Les « premières soieries rehaussées d’or (IIIe-Ve siècles) » proviennent de Chine [Zhao Feng]. L’art du tissage est le fruit du dynamisme des échanges entre le christianisme et l’islam, au Moyen Âge, quand les parures ornementées deviennent des protections de reliques et des habits sacerdotaux. Différents fils sont tissés, variant selon leur valeur, leur finesse et leur prix. Les techniques et l’emploi des fils d’or vont se perfectionner au fur et à mesure. Les effets visuels des fils d’or des vêtements de rois et du clergé à Byzance, donnent de l’éclat aux tissus, « les robes étaient ornées de symboles de la lumière divine et du pouvoir impérial. (…) Symboles de richesse et de faveur divine, les vêtements en fil d’or représentaient des statuts convoités, renforçant les hiérarchies sociales » [Christophe Moulherat]. Les décors sur satin, soie, lin et coton sont caractérisés « par une iconographie largement empruntée au répertoire animal et végétal du Moyen et Extrême-Orient : alternance de motifs, paire d’animaux affrontés ou adossés, animaux insérés dans un médaillon, feuilles d’acanthe, rinceaux végétaux, palmettes, etc. » [Dominique de Reyer].
En Algérie, « la broderie au fil d’or (…) assure une fonction de transmission culturelle immémoriale (…) suivant un registre stylistique composite qui mêle géométries berbères, arabesques andalouses, spirales vénitiennes et volutes ottomanisantes » [Leyla Belkaïd-Neri]. L’empire ottoman, le monde arabe (l’Égypte, Bahreïn), ont produit des trésors inestimables, dévoilant de surcroît « les multiples facettes d’une société multiculturelle et pluraliste » [Sahira Mehrez] – juive, chrétienne et musulmane.
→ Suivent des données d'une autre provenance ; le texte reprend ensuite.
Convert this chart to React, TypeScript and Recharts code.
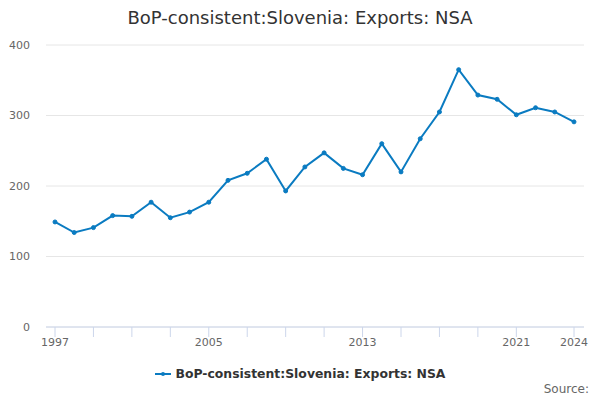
import React from "react";
import { LineChart, Line, XAxis, YAxis, CartesianGrid, Legend } from "recharts";

const years = [1997, 1998, 1999, 2000, 2001, 2002, 2003, 2004, 2005, 2006, 2007, 2008, 2009, 2010, 2011, 2012, 2013, 2014, 2015, 2016, 2017, 2018, 2019, 2020, 2021, 2022, 2023, 2024];
const exportsValues = [149, 134, 141, 158, 157, 177, 155, 163, 177, 208, 218, 238, 193, 227, 247, 225, 216, 260, 220, 267, 305, 365, 329, 323, 301, 311, 305, 291];
const xTicks = [1997, 1999, 2001, 2003, 2005, 2007, 2009, 2011, 2013, 2015, 2017, 2019, 2021, 2024];
const xLabels = [1997, 2005, 2013, 2021, 2024];
const yTicks = [0, 100, 200, 300, 400];
const seriesName = "BoP-consistent:Slovenia: Exports: NSA";
const titleText = "BoP-consistent:Slovenia: Exports: NSA";
const sourceText = "Source:";

const data = years.map((y, i) => ({ year: y, value: exportsValues[i] }));

const FONT = "'DejaVu Sans', sans-serif";
const COLOR = "#0a7bc1";

const XTick = (props: any) => {
  const { x, y, payload } = props;
  const show = xLabels.includes(payload.value);
  return (
    <g>
      <line x1={x} x2={x} y1={y - 8} y2={y + 2} stroke="#ccd6eb" strokeWidth={1} />
      {show && (
        <text x={x} y={y + 11} textAnchor="middle" fill="#666" fontSize={11} fontFamily={FONT}>
          {payload.value}
        </text>
      )}
    </g>
  );
};

const LegendContent = () => (
  <div style={{ display: "flex", justifyContent: "center", alignItems: "center", fontFamily: FONT }}>
    <svg width={16} height={10} style={{ marginRight: 5 }}>
      <line x1={0} x2={16} y1={5} y2={5} stroke={COLOR} strokeWidth={2} />
      <circle cx={8} cy={5} r={2} fill={COLOR} />
    </svg>
    <span style={{ fontSize: 12.4, fontWeight: "bold", color: "#333" }}>{seriesName}</span>
  </div>
);

export default function App() {
  return (
    <div style={{ position: "absolute", left: 0, top: 0, width: 600, height: 400, background: "#fff", fontFamily: FONT }}>
      <div style={{ position: "absolute", top: 7, left: 0, width: 600, textAlign: "center", fontSize: 18, color: "#333" }}>
        {titleText}
      </div>
      <LineChart width={600} height={400} data={data} margin={{ top: 45, right: 16, left: 0, bottom: 28 }}>
        <CartesianGrid vertical={false} stroke="#e6e6e6" />
        <XAxis
          dataKey="year"
          type="number"
          domain={[1997, 2024]}
          ticks={xTicks}
          interval={0}
          padding={{ left: 9, right: 10 }}
          axisLine={{ stroke: "#ccd6eb" }}
          tickLine={false}
          tick={<XTick />}
          height={30}
        />
        <YAxis
          domain={[0, 400]}
          ticks={yTicks}
          axisLine={false}
          tickLine={false}
          width={46}
          tickMargin={10}
          tick={{ fill: "#666", fontSize: 11, fontFamily: FONT }}
        />
        <Legend
          content={<LegendContent />}
          wrapperStyle={{ position: "absolute", top: 366, left: 0, width: 600 }}
        />
        <Line
          type="linear"
          dataKey="value"
          name={seriesName}
          stroke={COLOR}
          strokeWidth={2}
          dot={{ r: 2, fill: COLOR, stroke: COLOR, strokeWidth: 1 }}
          isAnimationActive={false}
        />
      </LineChart>
      <div style={{ position: "absolute", top: 382, right: 11, fontSize: 12, color: "#666" }}>{sourceText}</div>
    </div>
  );
}
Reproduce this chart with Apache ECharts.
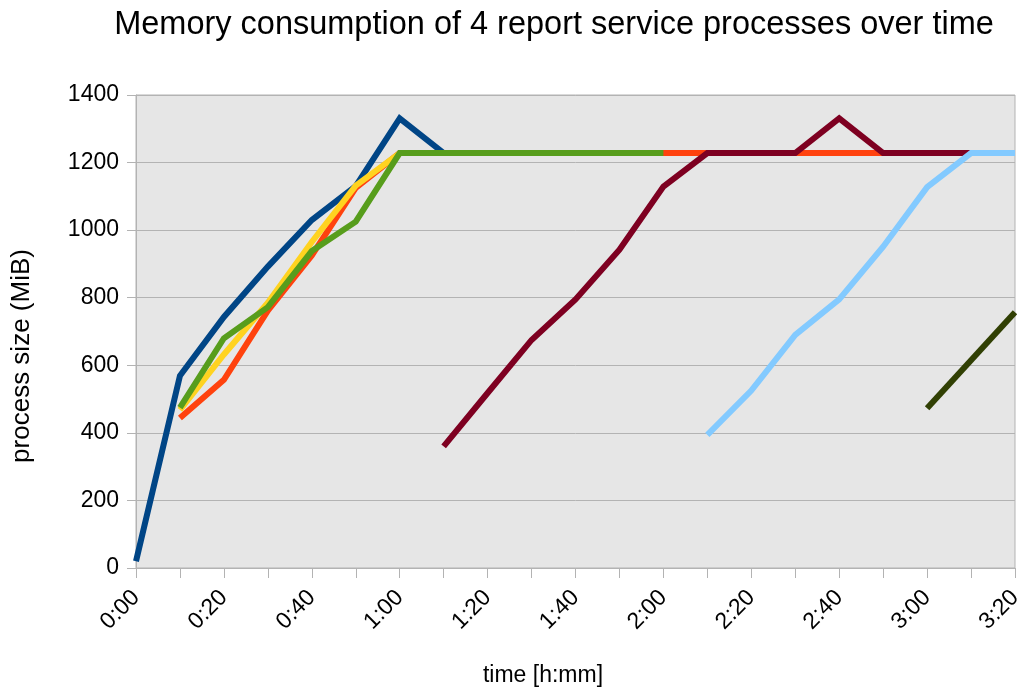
<!DOCTYPE html>
<html>
<head>
<meta charset="utf-8">
<title>Memory consumption of 4 report service processes over time</title>
<script src="https://cdn.jsdelivr.net/npm/echarts@6/dist/echarts.min.js"></script>
<style>
  html, body { margin: 0; padding: 0; background: #ffffff; }
  #chart { width: 1019px; height: 691px; }
</style>
</head>
<body>
<div id="chart"></div>
<script>
// Sample times, one every 10 minutes
const times = ['0:00', '0:10', '0:20', '0:30', '0:40', '0:50', '1:00', '1:10', '1:20', '1:30', '1:40',
               '1:50', '2:00', '2:10', '2:20', '2:30', '2:40', '2:50', '3:00', '3:10', '3:20'];

// Process sizes in MiB (null = process not running)
const proc1 = [20, 569, 743, 892, 1030, 1130, 1331, 1228, 1228, 1228, 1228, 1228, 1228, 1228, 1228, 1228, 1228, 1228, 1228, 1228, 1228];
const proc2 = [null, 444, 557, 762, 925, 1125, 1228, 1228, 1228, 1228, 1228, 1228, 1228, 1228, 1228, 1228, 1228, 1228, null, null, null];
const proc3 = [null, 468, 632, 785, 965, 1132, 1228, null, null, null, null, null, null, null, null, null, null, null, null, null, null];
const proc4 = [null, 475, 680, 772, 938, 1025, 1228, 1228, 1228, 1228, 1228, 1228, 1228, null, null, null, null, null, null, null, null];
const proc5 = [null, null, null, null, null, null, null, 360, 518, 675, 795, 942, 1129, 1228, 1228, 1228, 1331, 1228, 1228, 1228, 1228];
const proc6 = [null, null, null, null, null, null, null, null, null, null, null, null, null, 394, 525, 690, 795, 951, 1127, 1228, 1228];
const proc7 = [null, null, null, null, null, null, null, null, null, null, null, null, null, null, null, null, null, null, 473, 615, 757];

const yTicks = { min: 0, max: 1400, step: 200 };

const seriesList = [
  { name: 'Process 1', data: proc1, color: '#004586' },
  { name: 'Process 2', data: proc2, color: '#ff420e' },
  { name: 'Process 3', data: proc3, color: '#ffd320' },
  { name: 'Process 4', data: proc4, color: '#579d1c' },
  { name: 'Process 5', data: proc5, color: '#7e0021' },
  { name: 'Process 6', data: proc6, color: '#83caff' },
  { name: 'Process 7', data: proc7, color: '#314004' }
];

const font = '"Liberation Sans", Arial, sans-serif';
const textColor = '#000000';
const chart = echarts.init(document.getElementById('chart'), null, { renderer: 'canvas' });

chart.setOption({
  animation: false,
  backgroundColor: '#ffffff',
  title: {
    text: 'Memory consumption of 4 report service processes over time',
    left: 549,
    top: 4,
    textAlign: 'center',
    textStyle: { fontFamily: font, fontSize: 32.5, fontWeight: 'normal', color: textColor }
  },
  grid: {
    left: 136, right: 4, top: 95, bottom: 123,
    outerBoundsMode: 'none',
    containLabel: false,
    show: true,
    backgroundColor: '#e6e6e6',
    borderColor: '#b3b3b3',
    borderWidth: 1
  },
  xAxis: {
    type: 'category',
    data: times,
    boundaryGap: false,
    name: 'time [h:mm]',
    nameLocation: 'middle',
    nameGap: 96,
    nameTextStyle: { fontFamily: font, fontSize: 23, color: textColor, padding: [0, 65, 0, 0] },
    axisLine: { lineStyle: { color: '#b3b3b3', width: 1 } },
    axisTick: { show: true, interval: 0, length: 10, lineStyle: { color: '#b3b3b3' } },
    axisLabel: {
      interval: 1,
      rotate: 45,
      margin: 26,
      fontFamily: font,
      fontSize: 23,
      color: textColor
    },
    splitLine: { show: false }
  },
  yAxis: {
    type: 'value',
    min: yTicks.min,
    max: yTicks.max,
    interval: yTicks.step,
    name: 'process size (MiB)',
    nameLocation: 'middle',
    nameGap: 101,
    nameTextStyle: { fontFamily: font, fontSize: 26, color: textColor, padding: [0, 49, 0, 0] },
    axisLine: { show: true, lineStyle: { color: '#b3b3b3', width: 1 } },
    axisTick: { show: true, length: 9, lineStyle: { color: '#b3b3b3' } },
    axisLabel: {
      margin: 17,
      fontFamily: font,
      fontSize: 23,
      color: textColor,
      formatter: v => String(v)
    },
    splitLine: { show: true, lineStyle: { color: '#b3b3b3', width: 1 } }
  },
  series: seriesList.map(s => ({
    name: s.name,
    type: 'line',
    data: s.data,
    showSymbol: false,
    symbol: 'none',
    connectNulls: false,
    color: s.color,
    lineStyle: { color: s.color, width: 6, cap: 'butt', join: 'miter' },
    emphasis: { disabled: true }
  }))
});
</script>
</body>
</html>
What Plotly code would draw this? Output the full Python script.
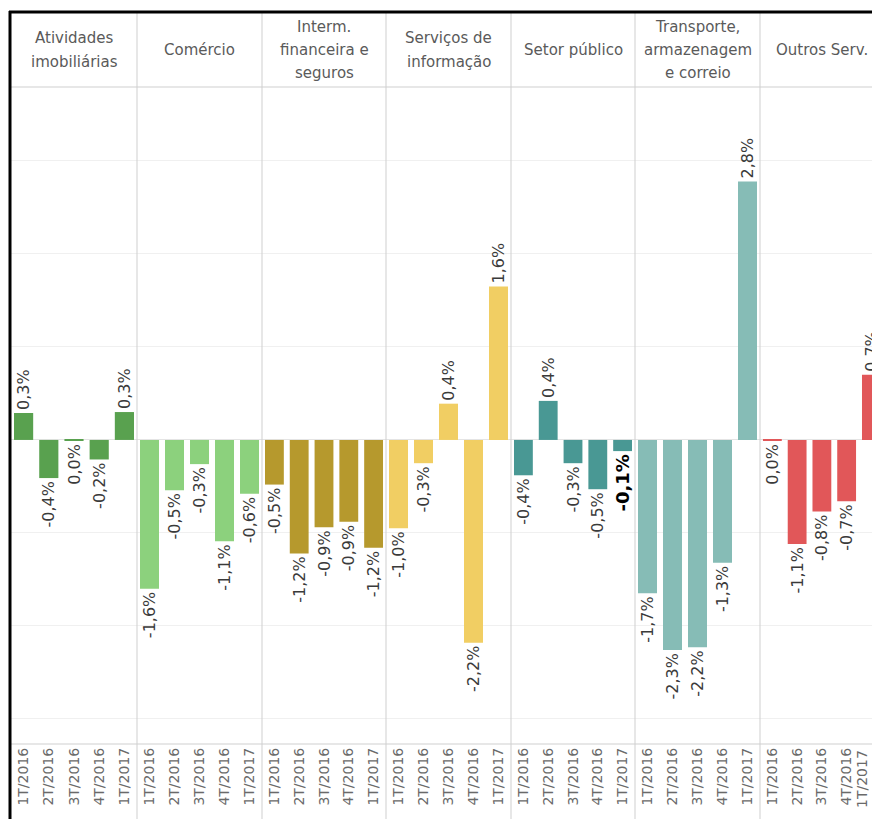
import plotly.graph_objects as go

# ---------------- data ----------------
categories = ["Atividades imobiliárias", "Comércio", "Interm. financeira e seguros",
              "Serviços de informação", "Setor público",
              "Transporte, armazenagem e correio", "Outros Serv."]
header_lines = [["Atividades", "imobiliárias"], ["Comércio"],
                ["Interm.", "financeira e", "seguros"], ["Serviços de", "informação"],
                ["Setor público"], ["Transporte,", "armazenagem", "e correio"],
                ["Outros Serv."]]
quarters = ["1T/2016", "2T/2016", "3T/2016", "4T/2016", "1T/2017"]

ativ_imob = [0.29, -0.41, -0.01, -0.21, 0.30]
comercio = [-1.60, -0.54, -0.26, -1.09, -0.58]
interm_fin = [-0.48, -1.22, -0.94, -0.88, -1.16]
serv_info = [-0.95, -0.25, 0.39, -2.18, 1.65]
setor_pub = [-0.38, 0.42, -0.25, -0.53, -0.12]
transporte = [-1.65, -2.26, -2.23, -1.32, 2.78]
outros = [-0.01, -1.12, -0.77, -0.66, 0.70]

ativ_imob_lbl = ["0,3%", "-0,4%", "0,0%", "-0,2%", "0,3%"]
comercio_lbl = ["-1,6%", "-0,5%", "-0,3%", "-1,1%", "-0,6%"]
interm_fin_lbl = ["-0,5%", "-1,2%", "-0,9%", "-0,9%", "-1,2%"]
serv_info_lbl = ["-1,0%", "-0,3%", "0,4%", "-2,2%", "1,6%"]
setor_pub_lbl = ["-0,4%", "0,4%", "-0,3%", "-0,5%", "<b>-0,1%</b>"]
transporte_lbl = ["-1,7%", "-2,3%", "-2,2%", "-1,3%", "2,8%"]
outros_lbl = ["0,0%", "-1,1%", "-0,8%", "-0,7%", "0,7%"]

series = [ativ_imob, comercio, interm_fin, serv_info, setor_pub, transporte, outros]
labels = [ativ_imob_lbl, comercio_lbl, interm_fin_lbl, serv_info_lbl, setor_pub_lbl,
          transporte_lbl, outros_lbl]
colors = ["#59A14F", "#8CD17D", "#B6992D", "#F1CE63", "#499894", "#86BCB6", "#E15759"]

# ---------------- layout geometry ----------------
W, H = 872, 819
ML, MR, MT, MB = 11, 0, 88, 75
PW = W - ML - MR
PH = H - MT - MB
bounds_px = [11, 137, 262, 386, 511, 635, 760, 884.6]

def xp(px):
    return (px - ML) / PW

def yp(py):
    return (H - MB - py) / PH

FONT = "DejaVu Sans"
fig = go.Figure()

for i, (vals, lbls, col) in enumerate(zip(series, labels, colors)):
    xa = "x" if i == 0 else f"x{i+1}"
    tf_colors = ["#3a3a3a"] * 5
    tf_sizes = [16] * 5
    if i == 4:
        tf_colors[4] = "#000000"
        tf_sizes[4] = 18
    fig.add_trace(go.Bar(
        x=quarters, y=vals, text=lbls, textposition="outside", textangle=-90,
        textfont=dict(family=FONT, size=tf_sizes, color=tf_colors),
        marker=dict(color=col, line=dict(width=0)), width=0.76,
        cliponaxis=(i == 6), constraintext="none",
        xaxis=xa, yaxis="y", showlegend=False, hoverinfo="skip"))

layout = dict(
    width=W, height=H, margin=dict(l=ML, r=MR, t=MT, b=MB),
    paper_bgcolor="white", plot_bgcolor="white",
    font=dict(family=FONT),
    yaxis=dict(range=[-3.27, 3.785], dtick=1, showticklabels=False, ticks="",
               showgrid=True, gridcolor="#f0f0f0", gridwidth=1,
               zeroline=True, zerolinecolor="#e4e4e4", zerolinewidth=1,
               anchor="x", domain=[0, 1]),
)
for i in range(7):
    key = "xaxis" if i == 0 else f"xaxis{i+1}"
    left = xp(bounds_px[i])
    right = min(1.0, xp(bounds_px[i + 1]))
    span_px = min(bounds_px[i + 1], W) - bounds_px[i]
    slot = (bounds_px[i + 1] - bounds_px[i]) / 5
    end = -0.5 + span_px / slot
    ax = dict(domain=[left, right], anchor="y", type="category",
              categoryorder="array", categoryarray=quarters,
              range=[-0.5, end], tickangle=-90, ticks="", showgrid=False,
              zeroline=False, showline=False,
              tickfont=dict(family=FONT, size=14, color="#6a6a6a"))
    if i == 6:
        ax["range"] = [-0.5, end + 0.03]
        ax["tickvals"] = quarters[:4]
    layout[key] = ax
fig.update_layout(**layout)

# ---------------- frame lines ----------------
shapes = []
gray = "#cfcfcf"
for b in bounds_px[1:-1]:
    shapes.append(dict(type="line", xref="paper", yref="paper",
                       x0=xp(b), x1=xp(b), y0=yp(H), y1=yp(12),
                       line=dict(color=gray, width=1)))
shapes.append(dict(type="line", xref="paper", yref="paper", x0=0, x1=1,
                   y0=yp(87), y1=yp(87), line=dict(color=gray, width=1)))
shapes.append(dict(type="line", xref="paper", yref="paper", x0=0, x1=1,
                   y0=yp(744), y1=yp(744), line=dict(color=gray, width=1)))
shapes.append(dict(type="line", xref="paper", yref="paper", x0=xp(9), x1=1,
                   y0=yp(12), y1=yp(12), line=dict(color="#000000", width=3)))
shapes.append(dict(type="line", xref="paper", yref="paper", x0=xp(10), x1=xp(10),
                   y0=yp(H), y1=yp(11), line=dict(color="#000000", width=3)))
fig.update_layout(shapes=shapes)

# ---------------- headers ----------------
anns = []
for i, lines in enumerate(header_lines):
    cx = xp((bounds_px[i] + bounds_px[i + 1]) / 2)
    n = len(lines)
    for j, t in enumerate(lines):
        cy = 50 + (j - (n - 1) / 2) * 23.5
        anns.append(dict(text=t, xref="paper", yref="paper", x=cx, y=yp(cy),
                         xanchor="center", yanchor="middle", showarrow=False,
                         font=dict(family=FONT, size=15, color="#5a5a5a")))
# last quarter label of the cropped right panel, kept inside the figure
anns.append(dict(text=quarters[4], xref="paper", yref="paper", x=1, y=yp(748),
                 xanchor="right", yanchor="top", textangle=-90, showarrow=False,
                 font=dict(family=FONT, size=14, color="#6a6a6a")))
fig.update_layout(annotations=anns)

fig.write_html("out.html")
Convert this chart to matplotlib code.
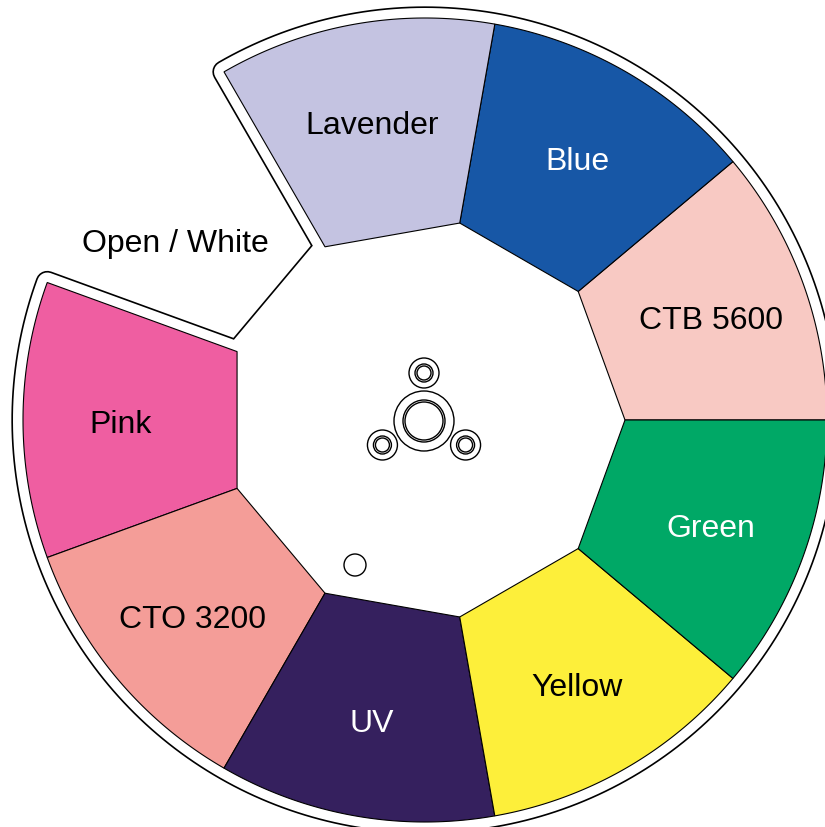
import matplotlib.pyplot as plt
import numpy as np
from matplotlib.patches import Polygon, Circle

# segments counter-clockwise from 3 o'clock, 40 degrees each
names = ["CTB 5600", "Blue", "Lavender", "Open / White", "Pink",
         "CTO 3200", "UV", "Yellow", "Green"]
colors = ["#f8c9c3", "#1757a6", "#c4c3e1", None, "#ef5ea1",
          "#f49d98", "#35205e", "#fdef3a", "#00a866"]
text_colors = ["black", "white", "black", "black", "black",
               "black", "white", "black", "white"]
open_idx = 3

cx, cy = 425, 421
r_in, r_out = 200, 402
step = 360 / len(names)


def pt(r, a):
    a = np.radians(a)
    return (cx + r * np.cos(a), cy - r * np.sin(a))


def sector(a0, a1):
    t = np.linspace(a1, a0, 80)
    return [pt(r_in, a0), pt(r_in, a1)] + [pt(r_out, x) for x in t]


fig = plt.figure(figsize=(8.25, 8.28), dpi=100)
ax = fig.add_axes([0, 0, 1, 1])
ax.set_xlim(0, 825)
ax.set_ylim(828, 0)
ax.set_aspect('equal')
ax.axis('off')

# outer outline: hub + all coloured sectors, stroked black then white
a0 = open_idx * step
a1 = a0 + step
t = np.linspace(a1, a0 + 360, 300)
shape = [pt(r_in, a0), pt(r_in, a1)] + [pt(r_out, x) for x in t]
ax.add_patch(Polygon(shape, closed=True, fc='none', ec='black', lw=16.8,
                     joinstyle='round', zorder=1))
ax.add_patch(Polygon(shape, closed=True, fc='white', ec='white', lw=14.4,
                     joinstyle='round', zorder=2))

for i, (name, col, tc) in enumerate(zip(names, colors, text_colors)):
    s0 = i * step
    s1 = s0 + step
    if col is not None:
        ax.add_patch(Polygon(sector(s0, s1), closed=True, fc=col,
                             ec='black', lw=0.8, zorder=3))
        x, y = pt(304, (s0 + s1) / 2)
    else:
        x, y = pt(308, s0 + 24)
    ax.text(x, y + 4, name, ha='center', va='center', fontsize=23, color=tc,
            family=['Liberation Sans', 'DejaVu Sans'], zorder=5)

# centre hub
hx, hy = 424, 422
for r in [30, 21, 19]:
    ax.add_patch(Circle((hx, hy), r, fc='none', ec='black', lw=1, zorder=4))
for a in [90, 210, 330]:
    px = hx + 48 * np.cos(np.radians(a))
    py = hy - 48 * np.sin(np.radians(a))
    for r in [15, 9, 7]:
        ax.add_patch(Circle((px, py), r, fc='none', ec='black', lw=1, zorder=4))
ax.add_patch(Circle((355, 566), 11, fc='white', ec='black', lw=1, zorder=4))

fig.savefig('out.png', dpi=100)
Par exemple, « il est donc possible (…) d’affirmer que le talï également, tout au long des siècles, fut le vêtement d’apparat des communautés juives » [Mehrez]. L’aspect de ces atours, robes, coiffures, ornements tissés ou recouverts de feuilles d’argent et d’or est également synonyme de « puissance occulte » [Idem]. Voire les photographies des « costumes de lumière des pays du soleil couchant » : caftans, plastrons, costumes de mariage.
En ce qui concerne les textiles indiens, citons Toolika Gupta, par exemple, à propos des saris : « Les saris Paithani sont tissés de fils d’or et de soie. (…) La technique de tissage de ces saris rappelle celle de la tapisserie. (…) Dans le Maharashtra, il était inconcevable de célébrer des noces sans ce type de sari ». Les sublimes pièces chinoises et japonaises sont exécutées avec inventivité, rivalisant de magnificence et d’audace esthétiques (manteaux, vêtements de scène, kimonos), et « leur utilisation nous révèle une certaine pérennité des gestes symboliques et héréditaires qui nous entourent » [Aurélie Samuel]. La haute couture française n’est pas oubliée, ni ses trésors d’imagination qui participent de la profusion artistique de la mode. Les influences en sont multiples, les nouveautés vestimentaires puisant naturellement aux sources des Anciens.